O simbolismo de Vaca Muerta
Nem mesmo o acordo de gás com Vaca Muerta conseguiu aliviar o clima. O campo de gás argentino, um dos maiores do mundo, representa uma oportunidade estratégica para a integração energética na região. No entanto, o simbolismo desse acordo foi ofuscado pelas diferenças ideológicas entre os presidentes.
A colaboração técnica, costurada por ministros de ambos os governos, é uma tentativa de separar questões econômicas das disputas políticas. Mas, como afirma Alexandre Silveira, “o mundo anda muito extremado”, e esse extremismo se reflete nas dificuldades de construir uma relação mais harmônica entre os dois países.
O futuro da relação Brasil-Argentina
A relação entre Brasil e Argentina continuará a ser testada nos próximos anos. Com a COP30 marcada para 2025 no Brasil, será interessante observar como Milei lidará com a pressão internacional para participar de discussões climáticas, dado seu histórico de rejeição a essas pautas.
Além disso, o Mercosul poderá ser um termômetro para as relações bilaterais. Caso o governo argentino opte por acordos que enfraqueçam o bloco, a postura brasileira será decisiva para a manutenção da estabilidade regional.
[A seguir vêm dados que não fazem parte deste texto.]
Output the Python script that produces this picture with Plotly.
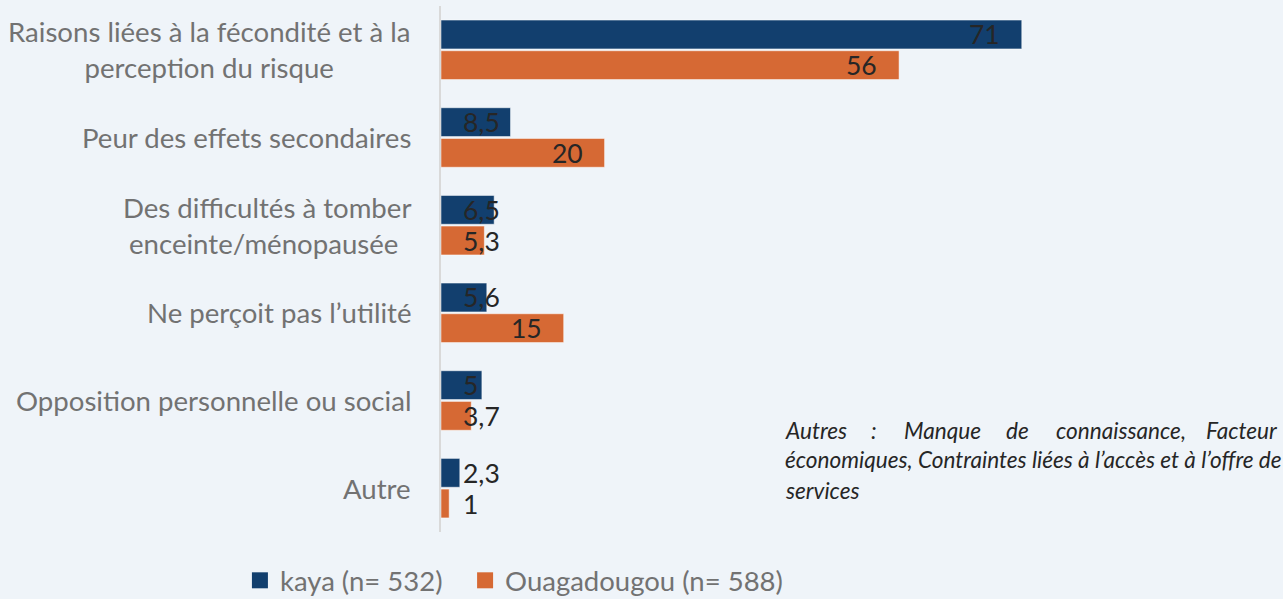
import plotly.graph_objects as go

categories = [
    "Raisons liées à la fécondité et à la<br>perception du risque",
    "Peur des effets secondaires",
    "Des difficultés à tomber<br>enceinte/ménopausée ",
    "Ne perçoit pas l’utilité",
    "Opposition personnelle ou social",
    "Autre",
]
kaya = [71, 8.5, 6.5, 5.6, 5, 2.3]
ouaga = [56, 20, 5.3, 15, 3.7, 1]
series_names = ["kaya (n= 532)", "Ouagadougou (n= 588)"]
# note: first line is justified in the source, so its words are placed one by one
note_words = ["Autres", ":", "Manque", "de", "connaissance,", "Facteur"]
note_word_px = [783, 869, 902, 1004, 1054, 1280]
note_lines = [
    "économiques, Contraintes liées à l’accès et à l’offre de",
    "services",
]

BLUE = "#123F6E"
ORANGE = "#D66934"
BG = "#EFF4F9"
GREY = "#727272"
FONT = "Lato"

ML, MR, MT, MB = 441, 24, 6, 67
W, H = 1283, 599
PW = W - ML - MR
PH = H - MT - MB

ids = list(range(len(categories)))

fig = go.Figure()
legend_ids = ["legend", "legend2"]
for name, vals, color, lg in [(series_names[0], kaya, BLUE, legend_ids[0]),
                              (series_names[1], ouaga, ORANGE, legend_ids[1])]:
    fig.add_trace(go.Bar(
        y=ids, x=vals, name=name, orientation="h", showlegend=False,
        marker=dict(color=color, line=dict(color="rgba(255,255,255,0.5)", width=1)),
        hoverinfo="skip",
    ))
    # legend entry with a bigger square swatch
    fig.add_trace(go.Scatter(
        x=[None], y=[None], mode="markers", name=name, legend=lg,
        marker=dict(symbol="square", size=16, color=color),
    ))

# category labels, centred lines, right-anchored next to the axis
for i, cat in enumerate(categories):
    fig.add_annotation(
        x=0, y=i, xref="paper", yref="y", text=cat, showarrow=False,
        xanchor="right", xshift=-28, align="center",
        font=dict(family=FONT, size=27.6, color=GREY),
    )

# value labels: inside end, clamped to the bar base when too short
for vals, off in [(kaya, -0.175), (ouaga, 0.175)]:
    for i, v in enumerate(vals):
        txt = f"{v:g}".replace(".", ",")
        if v > 10:
            kw = dict(x=v, xanchor="right", xshift=-20)
        else:
            kw = dict(x=0, xanchor="left", xshift=20)
        fig.add_annotation(
            y=i + off, yref="y", xref="x", text=txt, showarrow=False,
            font=dict(family=FONT, size=26.5, color="#262626"), **kw,
        )

note_font = dict(family=FONT, size=22.6, color="#262626")
y1 = (MT + PH - 430) / PH
for k, (word, px) in enumerate(zip(note_words, note_word_px)):
    fig.add_annotation(
        x=(px - ML) / PW, y=y1, xref="paper", yref="paper",
        text=f"<i>{word}</i>", showarrow=False,
        xanchor="right" if k == len(note_words) - 1 else "left", yanchor="middle",
        font=note_font,
    )
for j, line in enumerate(note_lines):
    fig.add_annotation(
        x=(783 - ML) / PW, y=(MT + PH - 460 - 30 * j) / PH, xref="paper", yref="paper",
        text=f"<i>{line}</i>", showarrow=False, xanchor="left", yanchor="middle",
        font=note_font,
    )

legend_style = dict(
    orientation="h", xref="container", yref="container",
    y=0.031, xanchor="left", yanchor="middle",
    font=dict(family=FONT, size=27.5, color=GREY),
    bgcolor="rgba(0,0,0,0)", itemclick=False,
)
fig.update_layout(
    width=W, height=H,
    paper_bgcolor=BG, plot_bgcolor=BG,
    margin=dict(l=ML, r=MR, t=MT, b=MB),
    barmode="group", bargap=0.3, bargroupgap=0.06,
    showlegend=True,
    legend=dict(x=0.187, **legend_style),
    legend2=dict(x=0.3625, **legend_style),
    font=dict(family=FONT),
)
fig.update_xaxes(range=[0, 100], visible=False, showgrid=False, zeroline=False)
fig.update_yaxes(
    autorange="reversed", showticklabels=False, showgrid=False,
    zeroline=False, showline=True, linecolor="#D9D9D9", linewidth=2,
    tickvals=ids,
)

fig.write_html(
    "out.html",
    config={"displayModeBar": False},
    post_script="document.body.style.margin='0px';",
)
Em um momento em que o mundo enfrenta desafios globais como a fome e a crise climática, o diálogo entre os dois maiores países da América do Sul será essencial. Contudo, como demonstrado no G20, superar as diferenças exigirá mais do que acordos pontuais; será necessário um esforço conjunto para construir confiança e cooperação duradouras.